Problem 108
Diophantine Reciprocals I
In the following equation $x$, $y$, and $n$ are positive integers.
$$\frac{1}{x}+\frac{1}{y}=\frac{1}{n}$$
For $n = 4$ there are exactly three distinct solutions:
$$\frac{1}{5}+\frac{1}{20}=\frac{1}{4}$$ $$\frac{1}{6}+\frac{1}{12}=\frac{1}{4}$$ $$\frac{1}{8}+\frac{1}{8}=\frac{1}{4}$$
What is the least value of $n$ for which the number of distinct solutions exceeds one-thousand?

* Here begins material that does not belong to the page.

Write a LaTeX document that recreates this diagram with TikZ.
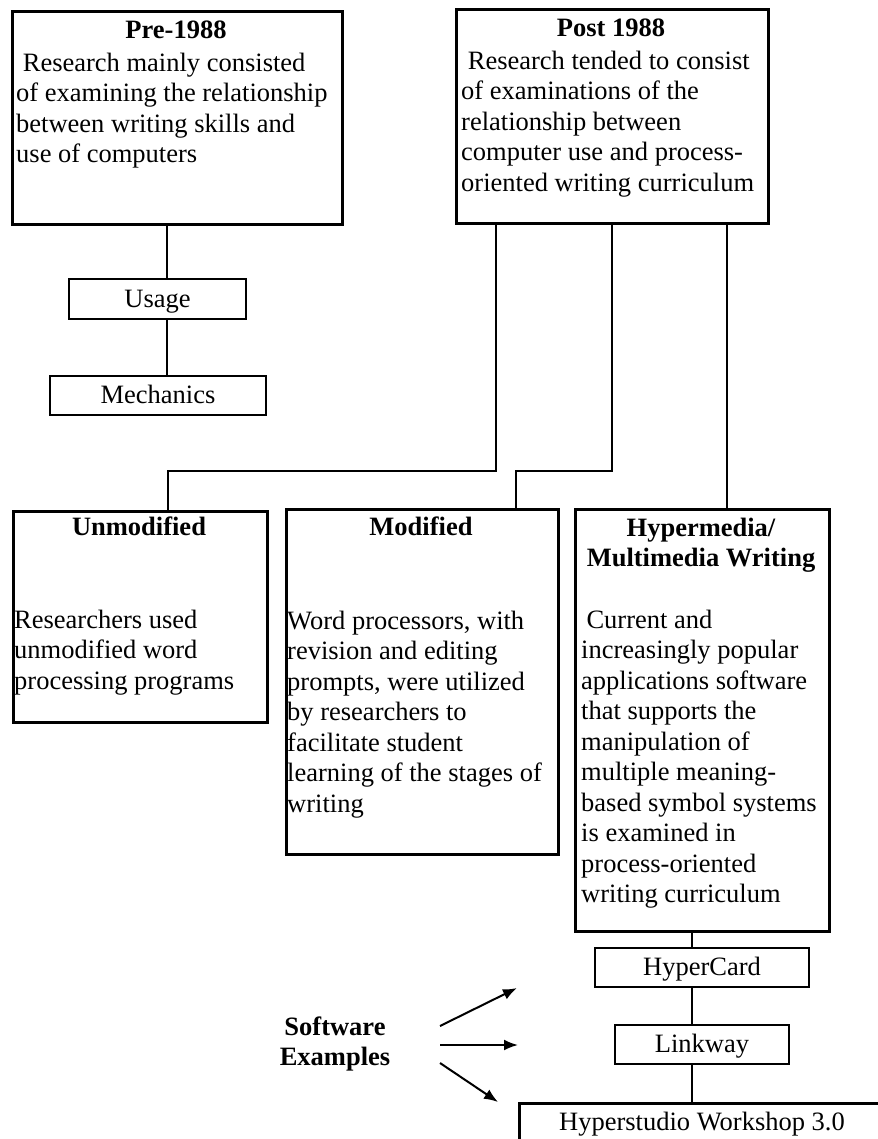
\documentclass[tikz,border=0pt]{standalone}
\usepackage{fontspec}
\setmainfont{Liberation Serif}
\usetikzlibrary{arrows.meta}
\newcommand\fsz{\fontsize{26.5}{30.5}\selectfont}
\tikzset{
  box/.style={draw, line width=2.6pt, inner sep=0pt, anchor=north west},
  smallbox/.style={draw, line width=2.6pt, inner sep=0pt, font=\fsz, text height=21pt, text depth=5pt},
  title/.style={font=\fsz\bfseries, inner sep=0pt, anchor=base},
  body/.style={font=\fsz, inner sep=0pt, anchor=north west, align=left},
  conn/.style={line width=2.2pt},
  arr/.style={line width=2pt, -{Latex[length=14pt,width=11pt]}},
}
\begin{document}
\begin{tikzpicture}[x=1pt,y=-1pt]
\useasboundingbox (0,0) rectangle (877,1139);
% top boxes
\node[box, minimum width=330pt, minimum height=213pt] (pre) at (11,10) {};
\node[title] (pretitle) at (176,39) {Pre-1988};
\node[body] (pretext) at (16,49) {\rule{0pt}{22pt}\hspace*{0.25em}Research mainly consisted\\of examining the relationship\\between writing skills and\\use of computers};
\node[box, minimum width=312pt, minimum height=214pt] (post) at (455,8) {};
\node[title] (posttitle) at (611,37) {Post 1988};
\node[body] (posttext) at (461,47) {\rule{0pt}{22pt}\hspace*{0.25em}Research tended to consist\\of examinations of the\\relationship between\\computer use and process-\\oriented writing curriculum};
% left chain
\node[smallbox, minimum width=177pt, minimum height=40pt] (usage) at (157.5,299) {Usage};
\node[smallbox, minimum width=216pt, minimum height=39pt] (mech) at (158,395.5) {Mechanics};
% middle boxes
\node[box, minimum width=254pt, minimum height=211pt] (unmod) at (12,510) {};
\node[title] (unmodtitle) at (139,535) {Unmodified};
\node[body] (unmodtext) at (14,606) {\rule{0pt}{22pt}Researchers used\\unmodified word\\processing programs};
\node[box, minimum width=272pt, minimum height=345pt] (mod) at (285,508) {};
\node[title] (modtitle) at (421,535) {Modified};
\node[body] (modtext) at (287,607) {\rule{0pt}{22pt}Word processors, with\\revision and editing\\prompts, were utilized\\by researchers to\\facilitate student\\learning of the stages of\\writing};
\node[box, minimum width=254pt, minimum height=422pt] (hyp) at (574,508) {};
\node[font=\fsz\bfseries, inner sep=0pt, anchor=north, align=center] (hyptitle) at (701,514) {\rule{0pt}{22pt}Hypermedia/\\Multimedia Writing};
\node[body] (hyptext) at (581,606) {\rule{0pt}{22pt}\hspace*{0.2em}Current and\\increasingly popular\\applications software\\that supports the\\manipulation of\\multiple meaning-\\based symbol systems\\is examined in\\process-oriented\\writing curriculum};
% software chain
\node[smallbox, minimum width=214pt, minimum height=39pt] (hc) at (702,967.5) {HyperCard};
\node[smallbox, minimum width=174pt, minimum height=39pt] (lw) at (702,1044.5) {Linkway};
\node[box, minimum width=400pt, minimum height=70pt] (hs) at (518,1102) {};
\node[font=\fsz, inner sep=0pt, anchor=base] (hstext) at (702,1130) {Hyperstudio Workshop 3.0};
\node[font=\fsz\bfseries, inner sep=0pt, anchor=north, align=center] (sw) at (335,1013) {\rule{0pt}{22pt}Software\\Examples};
% coordinates
\coordinate (xa) at (167,0);
\coordinate (b1) at (496,471);
\coordinate (b2) at (168,471);
\coordinate (b3) at (612,471);
\coordinate (b4) at (516,471);
\coordinate (b5) at (727,0);
\coordinate (b6) at (692,0);
\coordinate (a1s) at (440,1026);
\coordinate (a1e) at (517,988);
\coordinate (a2s) at (440,1045);
\coordinate (a2e) at (518,1045);
\coordinate (a3s) at (440,1063);
\coordinate (a3e) at (498,1102);
% connectors
\draw[conn] (pre.south -| xa) -- (usage.north -| xa);
\draw[conn] (usage.south -| xa) -- (mech.north -| xa);
\draw[conn] (post.south -| b1) -- (b1) -- (b2) -- (unmod.north -| b2);
\draw[conn] (post.south -| b3) -- (b3) -- (b4) -- (mod.north -| b4);
\draw[conn] (post.south -| b5) -- (hyp.north -| b5);
\draw[conn] (hyp.south -| b6) -- (hc.north -| b6);
\draw[conn] (hc.south -| b6) -- (lw.north -| b6);
\draw[conn] (lw.south -| b6) -- (hs.north -| b6);
\draw[arr] (a1s) -- (a1e);
\draw[arr] (a2s) -- (a2e);
\draw[arr] (a3s) -- (a3e);
\end{tikzpicture}
\end{document}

NOTE: This problem is an easier version of Problem 110; it is strongly advised that you solve this one first.
丢番图倒数(一)
在如下方程中,$x$、$y$、$n$均为正整数:
$$\frac{1}{x}+\frac{1}{y}=\frac{1}{n}$$
对于$n = 4$,上述方程恰好有三个不同的解:
$$\frac{1}{5}+\frac{1}{20}=\frac{1}{4}$$ $$\frac{1}{6}+\frac{1}{12}=\frac{1}{4}$$ $$\frac{1}{8}+\frac{1}{8}=\frac{1}{4}$$
最小的使得不同的解的数目超过$1000$的$n$是多少?
注意:这个问题是第110题的简单版本;强烈建议读者先解决这一题。